Dans la littérature poétique sassanide, une histoire morale conte un curieux débat. Le poème Draxt ī Āsōrīg (1) se présente comme une joute verbale entre une chèvre et un palmier. Composé à l’origine en parthe, il en a conservé quelques particularismes malgré sa transmission en moyen-perse. Ces deux langues employant les mêmes araméogrammes, beaucoup de mots et verbes sont similaires. Par ailleurs, elles ont coexisté pendant une partie de la période sassanide, le moyen-perse étant parlé principalement dans la région du Fārs et le parthe en Médie, l’actuel Kurdistan iranien. Ce poème issu de la littérature de sagesse regorge de détails quotidiens qui nous permettent d’appréhender le style de vie quotidien en Iran dans l’antiquité tardive. Son schéma de versification n’est pas aisément identifiable mais cela ne signifie nullement qu’il soit inexistant.
A travers le dialogue de l’arbre et de la chèvre, deux conceptions du monde se parlent.

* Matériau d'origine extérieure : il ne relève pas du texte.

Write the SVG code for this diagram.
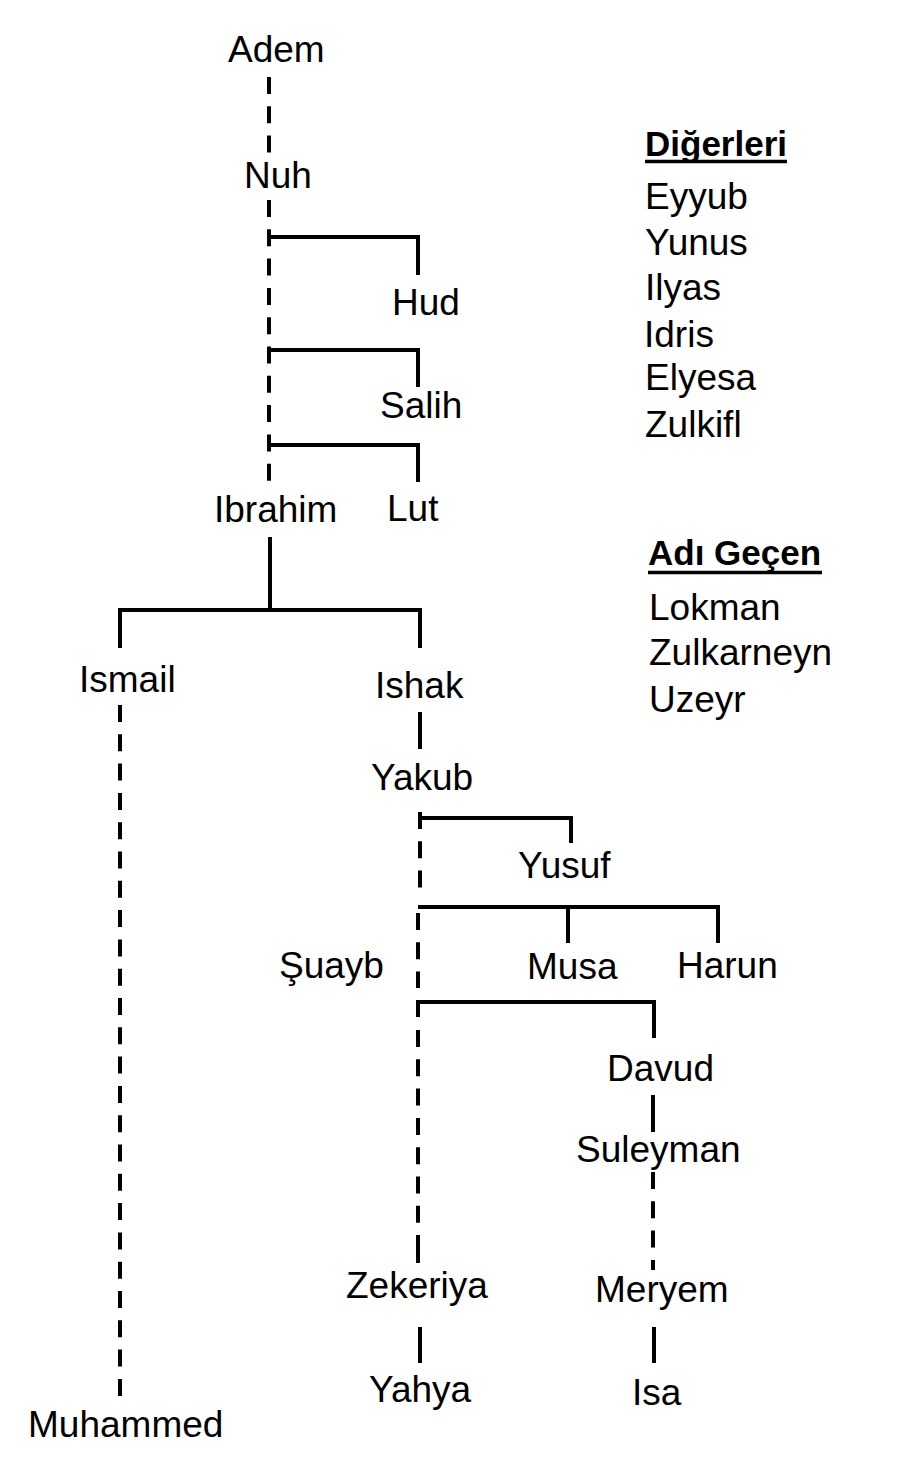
<svg xmlns="http://www.w3.org/2000/svg" width="923" height="1470" viewBox="0 0 923 1470">
<style>
text{font-family:"Liberation Sans",Arial,sans-serif;font-size:37px;fill:#000}
.h{font-weight:bold;font-size:35px}
.s{stroke:#000;stroke-width:4;fill:none}
.d{stroke:#000;stroke-width:4;fill:none;stroke-dasharray:17 12.3}
</style>
<rect width="923" height="1470" fill="#fff"/>
<g id="connectors">
<line class="d" x1="269" y1="77" x2="269" y2="156"/>
<line class="d" x1="269" y1="200" x2="269" y2="482"/>
<path class="s" d="M269 237H418V275"/>
<path class="s" d="M269 350H418V387"/>
<path class="s" d="M269 445H418V482"/>
<line class="s" x1="270" y1="537" x2="270" y2="610"/>
<path class="s" d="M120 648V610H420V648"/>
<line class="s" x1="420" y1="712" x2="420" y2="749"/>
<line class="d" x1="120" y1="705" x2="120" y2="1397"/>
<line class="d" x1="420" y1="812" x2="420" y2="900"/>
<path class="s" d="M420 818H571V843"/>
<path class="s" d="M418 907H718V943"/>
<line class="s" x1="568" y1="907" x2="568" y2="943"/>
<line class="d" x1="418" y1="913" x2="418" y2="988"/>
<path class="s" d="M418 1017V1002H654V1038"/>
<line class="d" x1="418" y1="1030" x2="418" y2="1235"/>
<line class="s" x1="418" y1="1235" x2="418" y2="1263"/>
<line class="s" x1="653" y1="1095" x2="653" y2="1132"/>
<line class="d" x1="653" y1="1172" x2="653" y2="1270"/>
<line class="s" x1="420" y1="1327" x2="420" y2="1363"/>
<line class="s" x1="654" y1="1327" x2="654" y2="1363"/>
</g>
<g id="n-adem"><text x="228" y="62">Adem</text></g>
<g id="n-nuh"><text x="244" y="188">Nuh</text></g>
<g id="n-hud"><text x="392" y="315">Hud</text></g>
<g id="n-salih"><text x="380" y="418">Salih</text></g>
<g id="n-ibrahim"><text x="214" y="522">Ibrahim</text></g>
<g id="n-lut"><text x="387" y="521">Lut</text></g>
<g id="n-ismail"><text x="79" y="692">Ismail</text></g>
<g id="n-ishak"><text x="375" y="698">Ishak</text></g>
<g id="n-yakub"><text x="371" y="790">Yakub</text></g>
<g id="n-yusuf"><text x="518" y="878">Yusuf</text></g>
<g id="n-suayb"><text x="279" y="978">Şuayb</text></g>
<g id="n-musa"><text x="527" y="979">Musa</text></g>
<g id="n-harun"><text x="677" y="978">Harun</text></g>
<g id="n-davud"><text x="607" y="1081">Davud</text></g>
<g id="n-suleyman"><text x="576" y="1162">Suleyman</text></g>
<g id="n-zekeriya"><text x="346" y="1298">Zekeriya</text></g>
<g id="n-meryem"><text x="595" y="1302">Meryem</text></g>
<g id="n-yahya"><text x="369" y="1402">Yahya</text></g>
<g id="n-isa"><text x="632" y="1405">Isa</text></g>
<g id="n-muhammed"><text x="28" y="1437">Muhammed</text></g>
<g id="digerleri">
<text class="h" x="645" y="156">Diğerleri</text>
<line x1="645" y1="161.5" x2="787" y2="161.5" stroke="#000" stroke-width="3.5"/>
<text x="645" y="209">Eyyub</text>
<text x="645" y="255">Yunus</text>
<text x="645" y="300">Ilyas</text>
<text x="644" y="347">Idris</text>
<text x="645" y="390">Elyesa</text>
<text x="645" y="437">Zulkifl</text>
</g>
<g id="adi-gecen">
<text class="h" x="648" y="565">Adı Geçen</text>
<line x1="648" y1="572.5" x2="822" y2="572.5" stroke="#000" stroke-width="3.5"/>
<text x="649" y="620">Lokman</text>
<text x="649" y="665">Zulkarneyn</text>
<text x="649" y="712">Uzeyr</text>
</g>
</svg>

La symbolique n’est pas claire mais on peut attribuer une essence agricole, végétale et sédentaire au palmier dattier qui nourrit le peuple alors que la chèvre caractérise le monde pastoral, les objets d’apparats, le raffinement et l’accomplissement des rites nécessaires pour préserver la religion zoroastrienne.
Le poème commence par l’auto-éloge du palmier, présent dans tout le Moyen-Orient en général et la Mésopotamie en particulier. Pour décrire sa feuille, il utilise la métaphore du roseau, à la fois fort et flexible, pour décrire ses fruits, le raisin. Ce raisin prisé pour le vin qu’on en tire pour les nobles auquel le peuple n’a pas accès. Cet arbre se dispute avec la chèvre pour débattre des qualités supérieures de l’un sur l’autre.
L’arbre donne également à manger au roi et c’est par lui que la flotte peut être assemblée. De sa substance est fait le fléau pour faire sortir les graines d’orge et de riz, le soufflet pour faire vivre le feu mais c’est également de sa matière qu’est faite la corde destinée à entraver les pattes de la chèvre. Par sa taille et son ombre, il donne asile aux oiseaux et aux voyageurs et c’est avec son substrat que les boîtes de médicament sont réalisées.
Il se régénère par lui-même puisque ses noyaux contiennent le potentiel de faire vivre un autre que lui. Et grâce à lui, les peuples mangent à leur faim.
Vient le tour de la chèvre qui se moque de sa hauteur et le fait ressembler aux démons qui sont ignares. Elle tourne en dérision l’ensemencement nécessaire au dattier pour qu’il produise des fruits. Elle, dont le lait est essentiel pour que les rites zoroastriens assurant la pérennité de l’empire puissent être respectés. Elle fait la liste des tous les éléments nécessaires et d’apparat pour la confection desquels sa peau est nécessaire : ceintures, chaussures, gourdes, tablier, lettres, lanières et selles.
Enfin, la chèvre qui se rend dans les alpages pour brouter l’herbe fraîche et s’abreuver à la source des montagnes fait l’apologie des voyages saisonniers de la cour ou des nomades visant à éviter l’accablement de la chaleur qui touche les paysans attachés à leurs terres.
Car elle est intrinsèque par son lait au bon déroulement des rites religieux, c’est la chèvre qui, sur le dattier, va l’emporter.
Note :
(1) Traduction littérale : l’arbre assyrien mais āsōrīg se réfère à la Mésopotamie centrale et méridionale et Draxt, si emprunté à l’araméen, peut signer à la fois paradis et jardin.
Référénces :
– J. M. Jamasp-Asana, The Pahlavi Texts, 2 vols., Bombay, 1897, 1913, p. 109-114.
– A. Hintze ; K.M. Jamaspasa, The Pahlavi Codex MK : Facsimile Edition, Wiesbaden, (Iranica 20), 2015.
Florence Somer
Florence Somer est docteure en anthropologie et histoire religieuse et chercheuse associée à l’IFEA (Istanbul). Ses domaines de recherche ont pour cadre les études iraniennes, ottomanes et arabes et portent principalement sur l’Histoire transversale des sciences, de la transmission scientifique, de l’astronomie et de l’astrologie.